> Exercise details:
Show all lines holding the string "this".

> Supplied records:
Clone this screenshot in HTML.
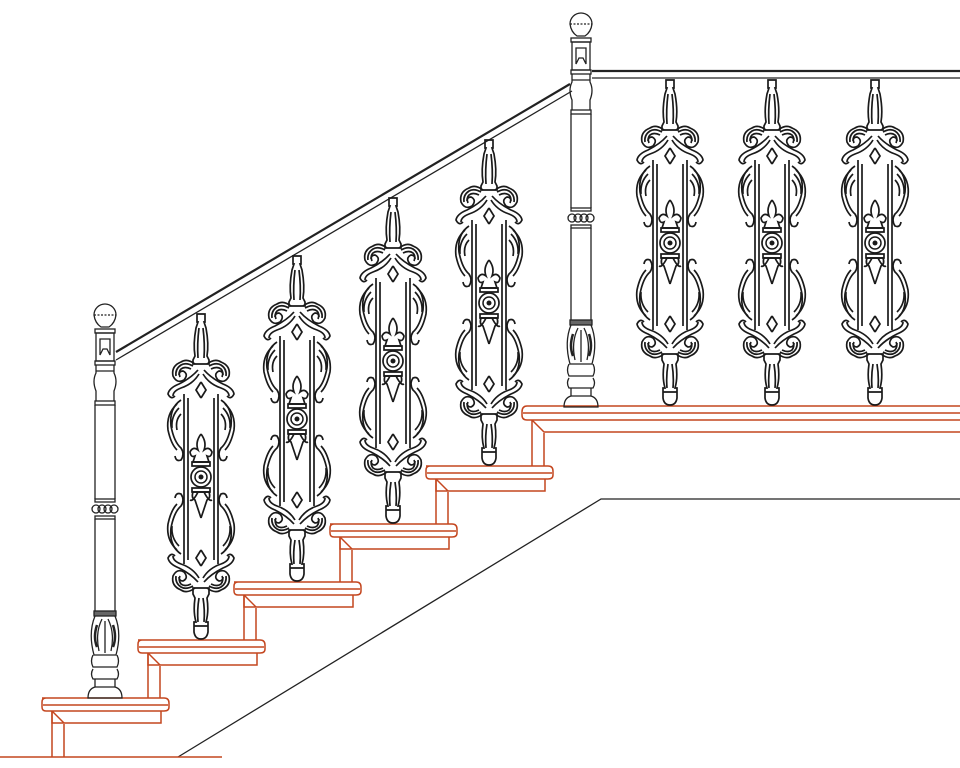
<!DOCTYPE html>
<html><head><meta charset="utf-8"><style>html,body{margin:0;padding:0;background:#fff}svg{display:block}</style></head>
<body>
<svg width="960" height="768" viewBox="0 0 960 768" xmlns="http://www.w3.org/2000/svg">
<defs>
<g id="half" fill="none" stroke="#1a1a1a" stroke-width="1.7">
  <path d="M0 0 H4 V8 H3 L5 14 Q8 30 6 42 L8 46 V50 H0"/>
  <path d="M2 14 Q4 30 3 44"/>
  <path d="M6 50 Q14 44 20 48 Q30 52 28 62 Q24 70 17 66 Q12 60 18 57 Q22 57 22 61"/>
  <path d="M8 52 Q15 48 20 51 Q26 55 25 62"/>
  <path d="M10 55 Q16 52 20 55 Q23 58 21 63"/>
  <path d="M3 56 Q10 64 22 70 Q32 74 33 80 Q30 86 26 82"/>
  <path d="M2 60 Q8 70 20 74 Q28 77 28 82"/>
  <path d="M0 68 L5 76 L0 84"/>
  <path d="M13 84 V246 M17 80 V250"/>
  <path d="M20 86 Q32 94 30 112 Q27 128 20 134 Q16 140 20 146 Q25 148 26 142"/>
  <path d="M24 90 Q35 100 33 116 Q30 130 24 136"/>
  <path d="M20 100 Q26 106 24 116"/>
  <path d="M22 94 Q30 102 29 114"/>
  <path d="M0 120 Q6 128 3 136 Q8 132 11 138 Q10 144 6 142 L8 148 H0"/>
  <path d="M0 148 H9 V152 H0"/>
  <path d="M0 174 H9 V178 H0"/>
  <path d="M0 178 H8 Q10 184 6 186 Q4 192 0 204"/>
  <path d="M3 178 Q8 188 11 186"/>
  <path d="M20 240 Q32 232 30 214 Q27 198 20 192 Q16 186 20 180 Q25 178 26 184"/>
  <path d="M24 236 Q35 226 33 210 Q30 196 24 190"/>
  <path d="M22 232 Q30 224 29 212"/>
  <path d="M0 236 L5 244 L0 252"/>
  <path d="M3 268 Q10 260 22 254 Q32 250 33 244 Q30 238 26 242"/>
  <path d="M2 264 Q8 254 20 250 Q28 247 28 242"/>
  <path d="M6 274 Q14 280 20 276 Q30 272 28 262 Q24 254 17 258 Q12 264 18 267 Q22 267 22 263"/>
  <path d="M8 272 Q15 276 20 273 Q26 269 25 262"/>
  <path d="M10 270 Q16 273 20 270 Q23 266 21 262"/>
  <path d="M0 274 H8 V280 L6 284 Q8 298 5 308 H7 V318 Q6 325 0 325"/>
  <path d="M2 284 Q4 296 3 308 M0 312 H7"/>
</g>
<g id="bal">
  <use href="#half"/>
  <use href="#half" transform="scale(-1,1)"/>
  <circle cx="0" cy="163" r="10" fill="none" stroke="#1a1a1a" stroke-width="1.7"/>
  <circle cx="0" cy="163" r="6" fill="none" stroke="#1a1a1a" stroke-width="1.5"/>
  <circle cx="0" cy="163" r="2.5" fill="#1a1a1a"/>
</g>
<g id="newel" fill="none" stroke="#222" stroke-width="1.3">
  <path d="M-11 12 A11 11 0 0 1 11 12 Q10 20 4 24 H-4 Q-10 20 -11 12 Z"/>
  <path d="M-11 12 H11" stroke-dasharray="2 1.5"/>
  <rect x="-10" y="26" width="20" height="4"/>
  <rect x="-9" y="30" width="18" height="28"/>
  <path d="M-5 52 V36 H5 V52 L2 46 H-2 Z"/>
  <rect x="-10" y="58" width="20" height="4"/>
  <path d="M-9 62 V70 Q-13 78 -9 88 V98 M9 62 V70 Q13 78 9 88 V98"/>
  <path d="M-9 68 H9"/>
  <rect x="-10" y="98" width="20" height="4"/>
  <path d="M-10 102 V196 M10 102 V196 M-10 216 V308 M10 216 V308"/>
  <rect x="-10" y="196" width="20" height="3"/>
  <rect x="-10" y="213" width="20" height="3"/>
  <circle cx="-9" cy="206" r="4"/><circle cx="-3" cy="206" r="4"/><circle cx="3" cy="206" r="4"/><circle cx="9" cy="206" r="4"/>
  <rect x="-11" y="308" width="22" height="5" fill="#666"/>
  <path d="M-10 313 Q-17 330 -11 352 H11 Q17 330 10 313"/>
  <path d="M-3 316 Q-10 330 -6 348 M3 316 Q10 330 6 348 M0 318 V350"/>
  <path d="M-8 322 Q-12 334 -8 344 M8 322 Q12 334 8 344" stroke-width="2.5"/>
  <path d="M-12 352 Q-15 358 -12 364 H12 Q15 358 12 352 M-12 366 Q-15 371 -12 376 H12 Q15 371 12 366"/>
  <path d="M-10 376 V384 Q-17 386 -17 395 H17 Q17 386 10 384 V376"/>
  <path d="M-10 384 H10"/>
</g>
<g id="step" fill="none" stroke="#c4461f" stroke-width="1.5">
  <path d="M0 0 H122 Q127 0 127 5 V9 Q127 13 122 13 H4 Q0 13 0 9 V4 Q0 0 4 0 Z"/>
  <path d="M1 7 H126"/>
  <path d="M10 13 V25 H119 V13"/>
  <path d="M10 13 L22 25"/>
</g>
</defs>

<g fill="none" stroke="#222" stroke-width="1.3">
  <path d="M178 757 L601 499 H960"/>
  <path d="M116 352 L570 84" stroke-width="2.2"/>
  <path d="M116 360 L572 91"/>
  <path d="M592 71 H960" stroke-width="2.2"/>
  <path d="M592 78 H960"/>
</g>

<g fill="none" stroke="#c4461f" stroke-width="1.5">
  <path d="M0 757 H222"/>
  <path d="M52 711 V757 M64 724 V757"/>
  <path d="M148 653 V698 M160 666 V698"/>
  <path d="M244 595 V640 M256 608 V640"/>
  <path d="M340 537 V582 M352 550 V582"/>
  <path d="M436 479 V524 M448 492 V524"/>
  <path d="M532 420 V466 M544 433 V466"/>
  <path d="M527 406 H960 M522 412 Q522 406 527 406 M522 412 V415 Q522 420 527 420 H960 M523 413 H960"/>
  <path d="M532 420 L544 432 H960"/>
</g>
<use href="#step" transform="translate(42,698)"/>
<use href="#step" transform="translate(138,640)"/>
<use href="#step" transform="translate(234,582)"/>
<use href="#step" transform="translate(330,524)"/>
<use href="#step" transform="translate(426,466)"/>

<use href="#newel" transform="translate(105,303)"/>
<use href="#newel" transform="translate(581,12)"/>

<use href="#bal" transform="translate(201,314)"/>
<use href="#bal" transform="translate(297,256)"/>
<use href="#bal" transform="translate(393,198)"/>
<use href="#bal" transform="translate(489,140)"/>
<use href="#bal" transform="translate(670,80)"/>
<use href="#bal" transform="translate(772,80)"/>
<use href="#bal" transform="translate(875,80)"/>
</svg>
</body></html>
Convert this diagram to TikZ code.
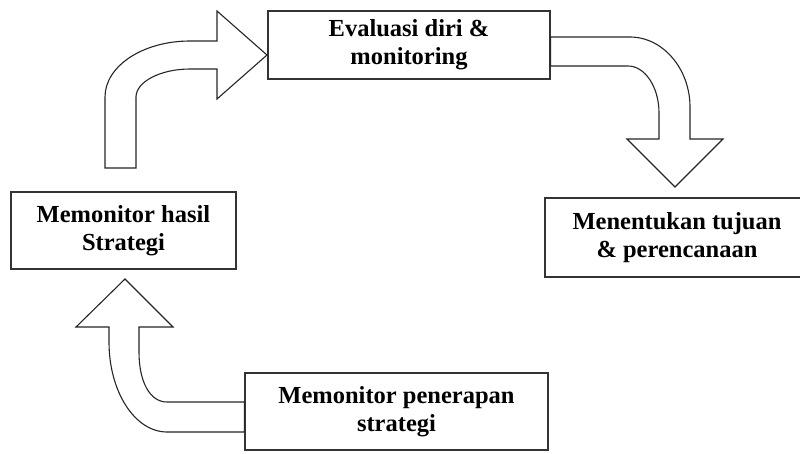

> Written solution:
Clone this screenshot in HTML.
Convert this diagram to TikZ code.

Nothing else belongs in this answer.